I saw Mark McGhee on BBC Scotland on Thursday night saying that it was a dangerous precedent, what if the foreign refs turn out to be better than ours.

I don’t think Scottish refs are perfect but I also don’t think they are biased or corrupt, merely mistaken at times – as are all refs.

So what, Mark, if the foreign refs are worse?

That might actually tell us something.

It would be marvellously ironic if today Celtic were on the wrong end of an important decision. But if they are on the right end of one it proves nothing – beyond the possibility that the ref just doesn’t fancy an earful from Neil Lennon, or snide blustering from a certain Dr John Reid.

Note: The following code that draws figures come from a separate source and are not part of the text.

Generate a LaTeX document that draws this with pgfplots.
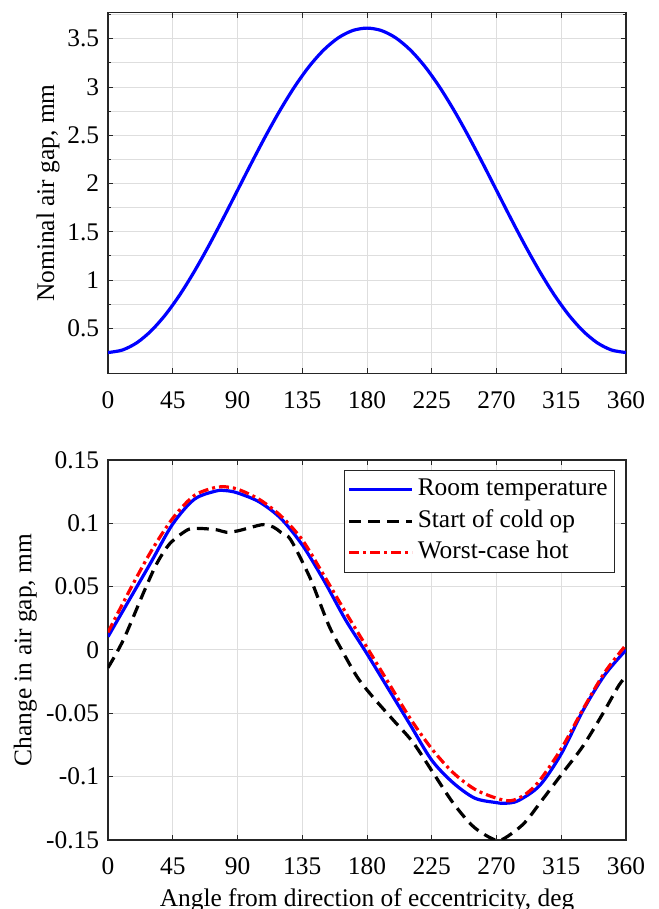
\documentclass[border=0pt]{standalone}
\usepackage{fontspec}
\setmainfont{Liberation Serif}
\usepackage{pgfplots}
\pgfplotsset{compat=1.18}

\definecolor{axgray}{RGB}{38,38,38}
\definecolor{gridgray}{RGB}{222,222,222}
\definecolor{mblue}{RGB}{0,0,255}
\definecolor{mred}{RGB}{255,0,0}

\pgfplotsset{
  mstyle/.style={
    scale only axis, width=259pt,
    xmin=0, xmax=360, xtick={0,45,...,360},
    tick align=inside, major tick length=2.6pt, minor tick length=1.6pt,
    every tick/.style={axgray, line width=0.5pt},
    axis line style={axgray, line width=0.6pt},
    grid style={gridgray, line width=0.5pt},
    minor grid style={gridgray, line width=0.5pt},
    /pgf/number format/assume math mode=true,
    /pgf/number format/fixed,
    /pgf/number format/precision=2,
    xticklabel style={yshift=-4.6pt},
    every axis y label/.style={rotate=90, anchor=base},
    every axis x label/.style={anchor=base},
  }
}

\begin{document}
\fontsize{12.7}{15.2}\selectfont
\begin{tikzpicture}
\path[use as bounding box] (0,0) rectangle (329pt,454.5pt);

% top: nominal air gap
\begin{axis}[mstyle,
    at={(54pt,267.85pt)}, anchor=south west,
    height=180.3pt,
    ymin=0.035, ymax=3.77,
    ytick={0.5,1,1.5,2,2.5,3,3.5},
    minor ytick={0.25,0.75,1.25,1.75,2.25,2.75,3.25,3.75},
    grid=both,
    ylabel={Nominal air gap, mm},
    ylabel style={at={(axis description cs:-0.1042,0.5)}},
    ]
\addplot[mblue, line width=1.6pt, smooth] coordinates {
(0,0.250) (10,0.276) (20,0.351) (30,0.475) (40,0.643) (50,0.850)
(60,1.090) (70,1.355) (80,1.638) (90,1.930) (100,2.222) (110,2.505)
(120,2.770) (130,3.010) (140,3.217) (150,3.385) (160,3.509) (170,3.585)
(180,3.610) (190,3.585) (200,3.509) (210,3.385) (220,3.217) (230,3.010)
(240,2.770) (250,2.505) (260,2.222) (270,1.930) (280,1.638) (290,1.355)
(300,1.090) (310,0.850) (320,0.643) (330,0.475) (340,0.351) (350,0.276)
(360,0.250)};
\end{axis}

% bottom: change in air gap
\begin{axis}[mstyle,
    at={(54pt,34.5pt)}, anchor=south west,
    height=190pt,
    ymin=-0.15, ymax=0.15,
    ytick={-0.15,-0.1,-0.05,0,0.05,0.1,0.15},
    grid=major,
    ylabel={Change in air gap, mm},
    ylabel style={at={(axis description cs:-0.1477,0.5)}},
    xlabel={Angle from direction of eccentricity, deg},
    xlabel style={at={(axis description cs:0.5,-0.1737)}},
    legend style={at={(axis description cs:0.9788,0.9737)}, anchor=north east,
      draw=axgray, line width=0.5pt, fill=white, inner xsep=1.5pt, inner ysep=2.5pt,
      nodes={inner xsep=2pt, inner ysep=1.2pt, text height=9pt, text depth=3pt},
      row sep=1.3pt},
    legend cell align=left,
    legend image code/.code={\draw[#1] (0pt,0pt) -- (31.5pt,0pt);},
    ]
\addplot[mblue, line width=1.6pt, smooth] coordinates {
(0,0.0105) (15,0.040) (30,0.0695) (45,0.0995) (60,0.119) (75,0.1255)
(82,0.1258) (90,0.124) (105,0.117) (120,0.104) (135,0.083) (150,0.055)
(165,0.024) (180,-0.003) (195,-0.031) (210,-0.059) (225,-0.087)
(240,-0.105) (255,-0.117) (270,-0.1205) (276,-0.121) (285,-0.119)
(300,-0.107) (315,-0.082) (330,-0.048) (345,-0.020) (360,0.000)};
\addlegendentry{Room temperature}
\addplot[black, line width=1.6pt, dash pattern=on 6pt off 3.5pt, smooth] coordinates {
(0,-0.014) (10.7,0.008) (24.6,0.045) (33.8,0.068) (43,0.084) (55,0.0947)
(62,0.096) (75,0.095) (82,0.093) (90,0.094) (100,0.097) (108,0.099)
(115,0.097) (120,0.093) (127,0.087) (140,0.058) (147,0.038) (154,0.018)
(161,0.003) (173,-0.021) (184,-0.037) (198,-0.055) (212,-0.073)
(226,-0.097) (240,-0.121) (254,-0.1395) (268,-0.1495) (275,-0.149)
(289,-0.137) (302,-0.118) (316,-0.097) (330,-0.076) (344,-0.050)
(355,-0.028) (360,-0.021)};
\addlegendentry{Start of cold op}
\addplot[mred, line width=1.6pt, dash pattern=on 5pt off 2pt on 1.5pt off 2pt, smooth] coordinates {
(0,0.014) (15,0.047) (30,0.078) (45,0.104) (60,0.122) (75,0.1285)
(80,0.129) (90,0.127) (105,0.119) (120,0.106) (135,0.087) (150,0.059)
(165,0.030) (180,0.002) (195,-0.026) (210,-0.054) (225,-0.078)
(240,-0.097) (255,-0.110) (270,-0.117) (280,-0.119) (290,-0.114)
(300,-0.103) (315,-0.078) (330,-0.047) (345,-0.018) (360,0.004)};
\addlegendentry{Worst-case hot}
\end{axis}
\end{tikzpicture}
\end{document}
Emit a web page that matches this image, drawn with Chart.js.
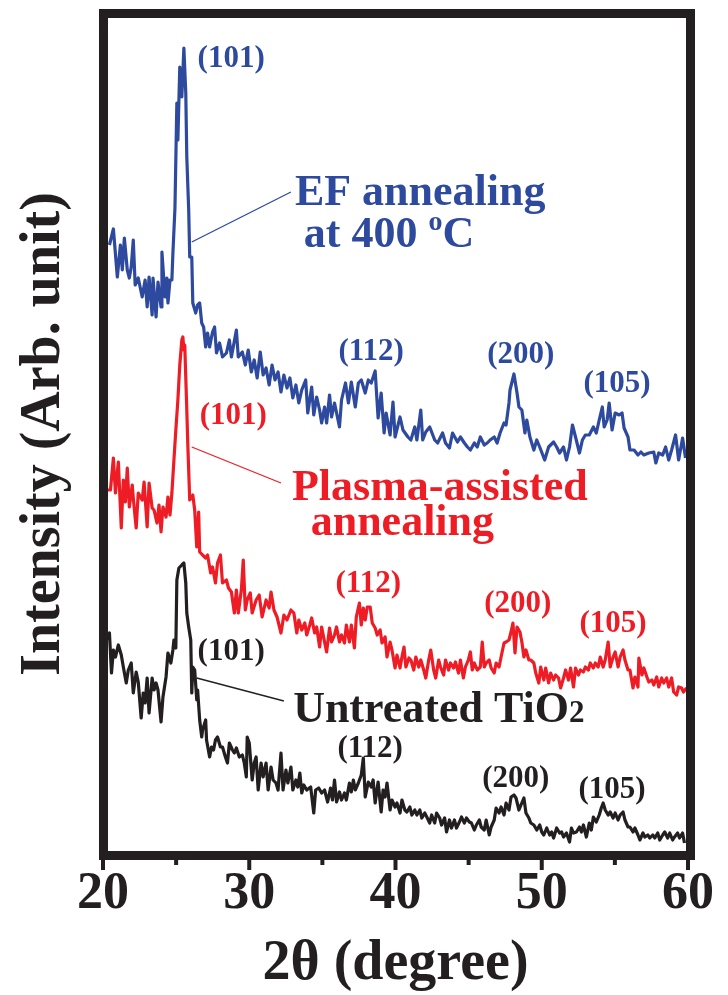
<!DOCTYPE html>
<html>
<head>
<meta charset="utf-8">
<script src="https://cdn.jsdelivr.net/npm/chart.js@4.4.0/dist/chart.umd.min.js"></script>
<style>
  html, body { margin: 0; padding: 0; background: #fff; }
  canvas { display: block; }
</style>
</head>
<body>
<canvas id="xrdChart" width="728" height="995"></canvas>
<script>
// 2-theta (degree) and intensity (arb. unit)
const efTheta = [20.44,20.71,20.98,21.19,21.32,21.46,21.66,21.80,21.93,22.07,22.20,22.41,22.68,22.88,23.02,23.15,23.36,23.42,23.63,23.76,
  23.97,24.03,24.24,24.37,24.44,24.58,24.71,24.78,24.92,25.05,25.12,25.25,25.39,25.53,25.66,25.73,25.86,25.93,26.07,26.14,
  26.34,26.47,26.61,26.75,26.88,27.02,27.15,27.29,27.49,27.63,27.76,27.97,28.17,28.44,28.64,28.78,29.12,29.25,29.53,29.73,
  29.93,30.14,30.34,30.54,30.75,30.95,31.15,31.36,31.56,31.76,31.97,32.17,32.37,32.58,32.78,32.98,33.19,33.39,33.59,33.86,
  34.00,34.27,34.41,34.61,34.81,34.95,35.15,35.29,35.49,35.63,35.83,36.17,36.31,36.58,36.78,36.98,37.25,37.46,37.66,37.93,
  38.14,38.34,38.61,38.81,39.02,39.22,39.36,39.63,39.83,39.97,40.31,40.51,40.85,41.05,41.32,41.46,41.73,41.86,42.07,42.34,
  42.68,42.88,43.22,43.42,43.69,43.90,44.24,44.44,44.71,44.92,45.12,45.39,45.59,45.80,46.07,46.27,46.47,46.75,46.95,47.15,
  47.42,47.56,47.76,47.83,48.10,48.31,48.44,48.64,48.85,48.98,49.19,49.46,49.66,49.86,50.20,50.47,50.81,51.02,51.22,51.49,
  51.69,51.90,52.10,52.31,52.58,52.78,52.98,53.25,53.53,53.73,53.93,54.14,54.27,54.47,54.61,54.81,55.02,55.29,55.49,55.63,
  55.90,56.03,56.31,56.58,56.78,56.98,57.32,57.66,57.80,58.00,58.27,58.47,58.68,58.88,59.15,59.36,59.63,59.83];
const efCounts = [610,626,578,610,585,617,585,577,588,615,570,577,558,575,548,578,540,577,538,573,
  548,603,558,577,552,575,575,602,647,752,715,788,758,807,762,698,645,598,598,552,
  542,550,552,532,528,508,522,508,523,528,502,512,498,502,515,498,525,498,503,490,
  505,483,495,477,503,480,487,470,490,475,483,463,480,467,477,457,470,452,465,475,
  442,468,440,458,445,432,448,432,460,438,452,428,455,472,452,473,448,472,475,462,
  475,472,484,437,462,422,442,420,453,418,438,425,418,415,428,415,445,415,423,428,
  415,412,422,412,407,422,413,418,412,408,405,412,408,418,410,412,415,418,412,422,
  432,430,452,465,481,462,448,445,422,435,418,405,415,408,395,408,413,408,402,408,
  395,408,430,418,402,415,420,420,428,422,435,448,428,435,452,425,442,440,442,427,
  418,405,405,400,403,400,402,403,392,402,400,408,395,405,420,395,417,397];

const plasmaTheta = [20.24,20.51,20.71,20.85,21.05,21.25,21.39,21.53,21.66,21.80,
  22.00,22.07,22.27,22.41,22.68,22.81,23.02,23.15,23.36,23.49,
  23.69,23.83,23.97,24.10,24.31,24.44,24.58,24.71,24.85,24.98,
  25.12,25.25,25.39,25.46,25.53,25.59,25.73,25.80,25.93,26.14,
  26.27,26.41,26.54,26.61,26.81,27.02,27.15,27.36,27.49,27.69,
  27.83,28.03,28.17,28.44,28.58,28.78,28.98,29.12,29.25,29.46,
  29.59,29.73,29.86,30.07,30.20,30.47,30.68,30.88,31.15,31.36,
  31.49,31.69,31.90,32.17,32.37,32.58,32.85,33.05,33.25,33.39,
  33.59,33.80,33.93,34.14,34.27,34.47,34.61,34.81,34.95,35.15,
  35.29,35.49,35.63,35.83,35.97,36.17,36.31,36.51,36.64,36.85,
  36.98,37.19,37.32,37.53,37.66,37.80,37.93,38.07,38.27,38.41,
  38.61,38.75,38.95,39.08,39.29,39.42,39.63,39.76,39.97,40.10,
  40.31,40.44,40.58,40.71,40.92,41.05,41.25,41.39,41.59,41.73,
  41.93,42.07,42.27,42.41,42.61,42.75,42.95,43.08,43.29,43.42,
  43.63,43.76,43.97,44.10,44.31,44.44,44.64,44.78,44.98,45.12,
  45.25,45.39,45.59,45.80,45.93,46.07,46.20,46.41,46.54,46.75,
  46.88,47.08,47.22,47.42,47.56,47.76,47.90,48.03,48.17,48.31,
  48.51,48.64,48.78,48.92,49.12,49.25,49.46,49.59,49.80,49.93,
  50.14,50.27,50.47,50.61,50.81,50.95,51.15,51.29,51.49,51.63,
  51.83,51.97,52.17,52.31,52.51,52.64,52.85,52.98,53.19,53.32,
  53.53,53.66,53.86,54.00,54.20,54.34,54.54,54.68,54.88,55.02,
  55.22,55.36,55.56,55.69,55.90,56.03,56.24,56.37,56.58,56.64,
  56.85,56.98,57.19,57.32,57.53,57.66,57.86,58.00,58.20,58.34,
  58.54,58.68,58.88,59.02,59.22,59.36,59.56,59.69,59.90];
const plasmaCounts = [365,365,397,362,393,327,375,353,387,348,
  370,357,327,362,355,373,328,372,347,345,
  332,350,323,348,338,358,340,362,395,425,
  455,490,515,518,505,510,445,410,355,360,
  345,308,343,303,300,297,300,282,288,272,
  292,300,272,275,267,263,242,265,242,265,
  295,245,255,262,242,255,260,238,255,247,
  263,245,238,222,240,235,245,242,222,235,
  225,232,220,230,237,222,228,208,228,213,
  203,227,213,220,228,213,220,212,230,213,
  230,207,238,252,230,247,235,248,248,232,
  227,220,225,212,218,198,213,205,187,200,
  187,198,208,188,197,195,185,198,188,195,
  185,177,195,205,185,177,195,188,180,195,
  185,192,187,193,182,195,177,188,195,203,
  185,192,185,188,213,188,192,195,187,182,
  192,188,198,212,213,215,223,232,202,228,
  223,213,198,205,195,195,192,182,172,188,
  175,187,172,182,175,180,177,167,177,185,
  175,187,168,187,180,185,183,188,185,192,
  187,192,188,198,188,195,213,188,198,203,
  188,198,205,195,185,185,167,178,168,197,
  180,187,178,173,175,170,178,168,177,172,
  177,168,177,163,160,168,167,163,167];

const rawTheta = [20.24,20.44,20.58,20.71,20.85,21.05,21.25,21.39,21.59,21.73,
  21.93,22.07,22.27,22.41,22.61,22.75,22.88,23.02,23.15,23.36,
  23.49,23.63,23.76,23.97,24.10,24.31,24.44,24.64,24.78,24.85,
  24.98,25.05,25.19,25.39,25.53,25.66,25.73,25.86,26.00,26.07,
  26.14,26.27,26.41,26.47,26.61,26.75,26.81,27.02,27.08,27.29,
  27.42,27.56,27.69,27.83,28.03,28.17,28.37,28.51,28.64,28.85,
  28.98,29.12,29.32,29.53,29.66,29.80,29.86,30.00,30.20,30.34,
  30.47,30.61,30.81,30.95,31.15,31.29,31.49,31.63,31.83,31.97,
  32.17,32.31,32.51,32.64,32.85,32.98,33.19,33.32,33.46,33.59,
  33.73,33.93,34.20,34.41,34.54,34.75,34.95,35.15,35.36,35.56,
  35.69,35.83,35.97,36.17,36.31,36.51,36.64,36.85,36.98,37.12,
  37.25,37.46,37.66,37.80,37.93,38.14,38.34,38.47,38.61,38.81,
  39.02,39.15,39.29,39.42,39.63,39.76,39.97,40.10,40.31,40.44,
  40.64,40.78,40.98,41.12,41.32,41.46,41.66,41.80,42.00,42.14,
  42.34,42.47,42.68,42.81,43.02,43.15,43.36,43.49,43.69,43.83,
  44.03,44.17,44.37,44.51,44.71,44.85,45.05,45.19,45.39,45.53,
  45.73,45.86,46.07,46.20,46.41,46.54,46.75,46.88,47.08,47.22,
  47.42,47.56,47.76,47.90,48.10,48.24,48.44,48.58,48.78,48.92,
  49.12,49.25,49.46,49.66,49.86,50.00,50.14,50.34,50.54,50.68,
  50.81,51.02,51.22,51.36,51.49,51.69,51.90,52.03,52.17,52.37,
  52.58,52.71,52.85,53.05,53.25,53.39,53.53,53.73,53.93,54.07,
  54.20,54.34,54.54,54.68,54.88,55.02,55.22,55.36,55.56,55.69,
  55.90,56.03,56.24,56.37,56.58,56.71,56.92,57.05,57.25,57.39,
  57.59,57.73,57.93,58.07,58.27,58.41,58.61,58.75,58.95,59.08,
  59.29,59.42,59.63,59.76];
const rawCounts = [215,222,182,205,198,210,200,188,172,185,
  192,162,183,173,137,162,152,177,142,177,
  165,172,165,133,158,178,202,192,205,215,
  207,275,287,290,292,272,242,228,215,162,
  188,185,155,165,135,118,125,135,115,98,
  108,105,115,118,108,108,98,92,112,105,
  102,107,98,100,92,78,118,112,75,92,
  98,65,92,78,92,65,88,75,72,65,
  102,65,85,72,88,65,75,68,82,62,
  70,65,68,42,65,67,62,65,53,67,
  55,75,53,63,55,62,55,72,63,75,
  65,72,80,97,58,73,68,75,52,73,
  43,65,58,72,45,55,48,52,42,55,
  45,43,48,40,45,40,45,37,42,38,
  32,40,32,42,37,30,37,23,35,27,
  35,27,33,38,32,37,33,32,25,30,
  35,28,25,35,20,28,35,47,42,48,
  40,52,45,58,60,57,45,50,57,42,
  37,32,30,25,30,23,20,27,20,23,
  17,27,22,23,18,22,13,27,22,23,
  28,23,30,18,32,25,38,33,40,47,
  52,45,40,43,37,42,35,40,43,35,
  28,28,23,27,20,15,22,18,20,17,
  20,17,22,15,20,23,17,22,15,18,
  22,17,22,12];

const majorTicks = [20, 30, 40, 50, 60];
const minorTicks = [25, 35, 45, 55];

const blue = '#2E4A9F';
const red = '#EE1D25';
const ink = '#231F20';
const serif = '"Liberation Serif", "Times New Roman", serif';

// labels anchored in data coordinates (2theta, intensity)
const labels = [
  { x: 26.47, y: 788, color: blue, parts: [['(101)', 31]] },
  { x: 33.12, y: 650, color: blue, parts: [['EF annealing', 44]] },
  { x: 33.73, y: 608, color: blue, parts: [['at 400 ', 44], ['o', 28, 17], ['C', 44]] },
  { x: 36.10, y: 495, color: blue, parts: [['(112)', 31]] },
  { x: 46.27, y: 492, color: blue, parts: [['(200)', 31]] },
  { x: 52.85, y: 463, color: blue, parts: [['(105)', 31]] },
  { x: 26.61, y: 431, color: red, parts: [['(101)', 31]] },
  { x: 32.92, y: 355, color: red, parts: [['Plasma-assisted', 44]] },
  { x: 34.20, y: 320, color: red, parts: [['annealing', 44]] },
  { x: 35.90, y: 263, color: red, parts: [['(112)', 31]] },
  { x: 46.07, y: 243, color: red, parts: [['(200)', 31]] },
  { x: 52.58, y: 223, color: red, parts: [['(105)', 31]] },
  { x: 26.47, y: 195, color: ink, parts: [['(101)', 31]] },
  { x: 33.00, y: 133, color: ink, parts: [['Untreated TiO', 44], ['2', 31]] },
  { x: 36.03, y: 98, color: ink, parts: [['(112)', 31]] },
  { x: 45.93, y: 68, color: ink, parts: [['(200)', 31]] },
  { x: 52.51, y: 57, color: ink, parts: [['(105)', 31]] }
];
const leaders = [
  { x1: 26.07, y1: 613, x2: 32.85, y2: 663, color: blue },
  { x1: 26.07, y1: 408, x2: 32.17, y2: 372, color: red },
  { x1: 26.41, y1: 177, x2: 32.37, y2: 154, color: ink }
];

const pairs = (t, c) => t.map((v, i) => ({ x: v, y: c[i] }));

const decorPlugin = {
  id: 'decor',
  afterDatasetsDraw(chart) {
    const { ctx, chartArea: a, scales: { x, y } } = chart;
    ctx.save();

    // leader lines
    ctx.lineWidth = 1.3;
    leaders.forEach(l => {
      ctx.strokeStyle = l.color;
      ctx.beginPath();
      ctx.moveTo(x.getPixelForValue(l.x1), y.getPixelForValue(l.y1));
      ctx.lineTo(x.getPixelForValue(l.x2), y.getPixelForValue(l.y2));
      ctx.stroke();
    });

    // frame
    ctx.strokeStyle = ink;
    ctx.lineWidth = 9;
    ctx.strokeRect(a.left + 0.5, a.top + 0.5, a.right - a.left + 2, a.bottom - a.top);

    // tick marks below the frame
    ctx.lineWidth = 4;
    const tick = (v, len) => {
      const px = x.getPixelForValue(v);
      ctx.beginPath();
      ctx.moveTo(px, a.bottom + 4);
      ctx.lineTo(px, a.bottom + 4 + len);
      ctx.stroke();
    };
    majorTicks.forEach(v => tick(v, 11));
    minorTicks.forEach(v => tick(v, 6));

    // peak and sample labels
    ctx.textBaseline = 'alphabetic';
    ctx.textAlign = 'left';
    labels.forEach(lb => {
      let px = x.getPixelForValue(lb.x);
      const py = y.getPixelForValue(lb.y);
      ctx.fillStyle = lb.color;
      lb.parts.forEach(([txt, size, rise]) => {
        ctx.font = 'bold ' + size + 'px ' + serif;
        ctx.fillText(txt, px, py - (rise || 0));
        px += ctx.measureText(txt).width;
      });
    });
    ctx.restore();
  }
};

new Chart(document.getElementById('xrdChart'), {
  type: 'line',
  data: {
    datasets: [
      { label: 'EF annealing at 400 oC', data: pairs(efTheta, efCounts), borderColor: blue },
      { label: 'Plasma-assisted annealing', data: pairs(plasmaTheta, plasmaCounts), borderColor: red },
      { label: 'Untreated TiO2', data: pairs(rawTheta, rawCounts), borderColor: ink }
    ]
  },
  options: {
    responsive: false,
    animation: false,
    devicePixelRatio: 1,
    layout: { padding: { left: 0, right: 35, top: 13, bottom: 0 } },
    elements: {
      line: { borderWidth: 3.2, tension: 0, borderJoinStyle: 'round' },
      point: { radius: 0 }
    },
    plugins: { legend: { display: false }, tooltip: { enabled: false } },
    scales: {
      x: {
        type: 'linear', min: 20, max: 60,
        ticks: { stepSize: 10, maxRotation: 0, color: ink, padding: 14,
          font: { family: serif, size: 52, weight: 'bold', lineHeight: 1 } },
        grid: { display: false, drawTicks: false },
        border: { display: false },
        title: { display: true, text: '2θ (degree)', color: ink, padding: { top: 0, bottom: 2 },
          font: { family: serif, size: 56, weight: 'bold', lineHeight: 1 } },
        afterFit(s) { s.height = 140; }
      },
      y: {
        min: 0, max: 842,
        ticks: { display: false },
        grid: { display: false, drawTicks: false },
        border: { display: false },
        title: { display: true, text: 'Intensity (Arb. unit)', color: ink, padding: { top: 17, bottom: 0 },
          font: { family: serif, size: 56, weight: 'bold', lineHeight: 1 } },
        afterFit(s) { s.width = 103; }
      }
    }
  },
  plugins: [decorPlugin]
});
</script>
</body>
</html>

Let me be clear. All clubs suffer from poor decisions at times. Yet it is simply ridiculous for either of the Old Firm to say they do not benefit in the majority of cases in Scotland.

A similar situation occurs for all big clubs everywhere. (Manchester United rarely have penalty awards given against them at Old Trafford. I have no doubt Real Madrid benefit from this effect in Spain.) In Europe it is the Old Firm who are small beer and suffer accordingly.

As things stand it seems Celtic’s management now have what they wanted; an atmosphere in which decisions against Celtic cannot be made for fear of the consequences.

The SFA has not been strong in this. Member clubs should be told only to question decisions via the SFA and not the media. Persistent complaints, such as those we have seen, should engender a points deduction.

Club managers should be banned from the touchline for the remainder of the season (or half the next if in March, April or May) for any nose-to-nose confrontations with match officials. Players mobbing the ref should mean a club fine.

I’m not holding my breath for any of that to happen to either of the Old Firm.